Quote, verbatim, all material below, without pictures.

***** Dataset extract

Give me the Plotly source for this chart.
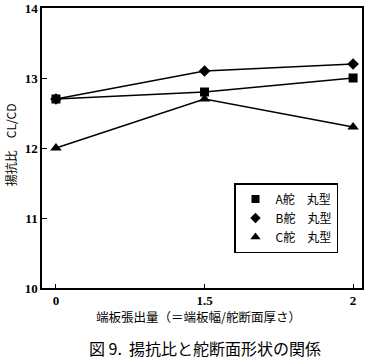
import plotly.graph_objects as go

categories = ["0", "1.5", "2"]
series_names = ["A舵　丸型", "B舵　丸型", "C舵　丸型"]
a_values = [12.7, 12.8, 13.0]
b_values = [12.7, 13.1, 13.2]
c_values = [12.0, 12.7, 12.3]
y_ticks = [10, 11, 12, 13, 14]

symbols = ["square", "diamond", "triangle-up"]
sizes = [9, 9, 10]
values = [a_values, b_values, c_values]

fig = go.Figure()
for name, vals, sym, sz in zip(series_names, values, symbols, sizes):
    fig.add_trace(go.Scatter(
        x=categories, y=vals, mode="lines+markers", showlegend=False,
        line=dict(color="black", width=1.5),
        marker=dict(symbol=sym, size=sz, color="black"),
    ))
    fig.add_trace(go.Scatter(
        x=[None], y=[None], mode="markers", name=name,
        marker=dict(symbol=sym, size=sz - 1, color="black"),
    ))

num_font = dict(family="Liberation Serif", size=13, color="black", weight="bold")
jp = "Noto Sans CJK JP"

fig.update_layout(
    width=370, height=362,
    margin=dict(l=42, r=8, t=8, b=74),
    paper_bgcolor="white", plot_bgcolor="white",
    showlegend=True,
    legend=dict(
        x=0.6, y=0.375, xanchor="left", yanchor="top",
        bordercolor="black", borderwidth=1.5, bgcolor="white",
        font=dict(family=jp, size=12, color="black"),
        itemwidth=30, tracegroupgap=2,
    ),
    xaxis=dict(
        type="category", range=[-0.094, 2.06], automargin=False,
        showline=True, linecolor="black", linewidth=1.5, mirror=True,
        ticks="inside", ticklen=4, tickcolor="black",
        showgrid=False, zeroline=False, tickfont=num_font,
    ),
    yaxis=dict(
        range=[10, 14], tickvals=y_ticks, automargin=False,
        showline=True, linecolor="black", linewidth=1.5, mirror=True,
        ticks="inside", ticklen=5, tickcolor="black",
        showgrid=False, zeroline=False, tickfont=num_font,
    ),
)

fig.add_annotation(
    text="揚抗比　CL/CD", xref="paper", yref="paper",
    x=-0.1, y=0.51, xanchor="center", yanchor="middle", textangle=-90,
    showarrow=False, font=dict(family=jp, size=12, color="black"),
)
fig.add_annotation(
    text="端板張出量（＝端板幅/舵断面厚さ）", xref="paper", yref="paper",
    x=0.49, y=-0.1, xanchor="center", yanchor="middle", showarrow=False,
    font=dict(family=jp, size=12.5, color="black"),
)
fig.add_annotation(
    text="図 9.  揚抗比と舵断面形状の関係", xref="paper", yref="paper",
    x=0.51, y=-0.214, xanchor="center", yanchor="middle", showarrow=False,
    font=dict(family=jp, size=16, color="black"),
)

fig.write_html("out.html", config={"displayModeBar": False},
               post_script="document.body.style.margin='0';")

**********

▶ _The output_
Give me the Plotly source for this chart.
import plotly.graph_objects as go

categories = ["0", "1.5", "2"]
series_names = ["A舵　丸型", "B舵　丸型", "C舵　丸型"]
a_values = [12.7, 12.8, 13.0]
b_values = [12.7, 13.1, 13.2]
c_values = [12.0, 12.7, 12.3]
y_ticks = [10, 11, 12, 13, 14]

symbols = ["square", "diamond", "triangle-up"]
sizes = [9, 9, 10]
values = [a_values, b_values, c_values]

fig = go.Figure()
for name, vals, sym, sz in zip(series_names, values, symbols, sizes):
    fig.add_trace(go.Scatter(
        x=categories, y=vals, mode="lines+markers", showlegend=False,
        line=dict(color="black", width=1.5),
        marker=dict(symbol=sym, size=sz, color="black"),
    ))
    fig.add_trace(go.Scatter(
        x=[None], y=[None], mode="markers", name=name,
        marker=dict(symbol=sym, size=sz - 1, color="black"),
    ))

num_font = dict(family="Liberation Serif", size=13, color="black", weight="bold")
jp = "Noto Sans CJK JP"

fig.update_layout(
    width=370, height=362,
    margin=dict(l=42, r=8, t=8, b=74),
    paper_bgcolor="white", plot_bgcolor="white",
    showlegend=True,
    legend=dict(
        x=0.6, y=0.375, xanchor="left", yanchor="top",
        bordercolor="black", borderwidth=1.5, bgcolor="white",
        font=dict(family=jp, size=12, color="black"),
        itemwidth=30, tracegroupgap=2,
    ),
    xaxis=dict(
        type="category", range=[-0.094, 2.06], automargin=False,
        showline=True, linecolor="black", linewidth=1.5, mirror=True,
        ticks="inside", ticklen=4, tickcolor="black",
        showgrid=False, zeroline=False, tickfont=num_font,
    ),
    yaxis=dict(
        range=[10, 14], tickvals=y_ticks, automargin=False,
        showline=True, linecolor="black", linewidth=1.5, mirror=True,
        ticks="inside", ticklen=5, tickcolor="black",
        showgrid=False, zeroline=False, tickfont=num_font,
    ),
)

fig.add_annotation(
    text="揚抗比　CL/CD", xref="paper", yref="paper",
    x=-0.1, y=0.51, xanchor="center", yanchor="middle", textangle=-90,
    showarrow=False, font=dict(family=jp, size=12, color="black"),
)
fig.add_annotation(
    text="端板張出量（＝端板幅/舵断面厚さ）", xref="paper", yref="paper",
    x=0.49, y=-0.1, xanchor="center", yanchor="middle", showarrow=False,
    font=dict(family=jp, size=12.5, color="black"),
)
fig.add_annotation(
    text="図 9.  揚抗比と舵断面形状の関係", xref="paper", yref="paper",
    x=0.51, y=-0.214, xanchor="center", yanchor="middle", showarrow=False,
    font=dict(family=jp, size=16, color="black"),
)

fig.write_html("out.html", config={"displayModeBar": False},
               post_script="document.body.style.margin='0';")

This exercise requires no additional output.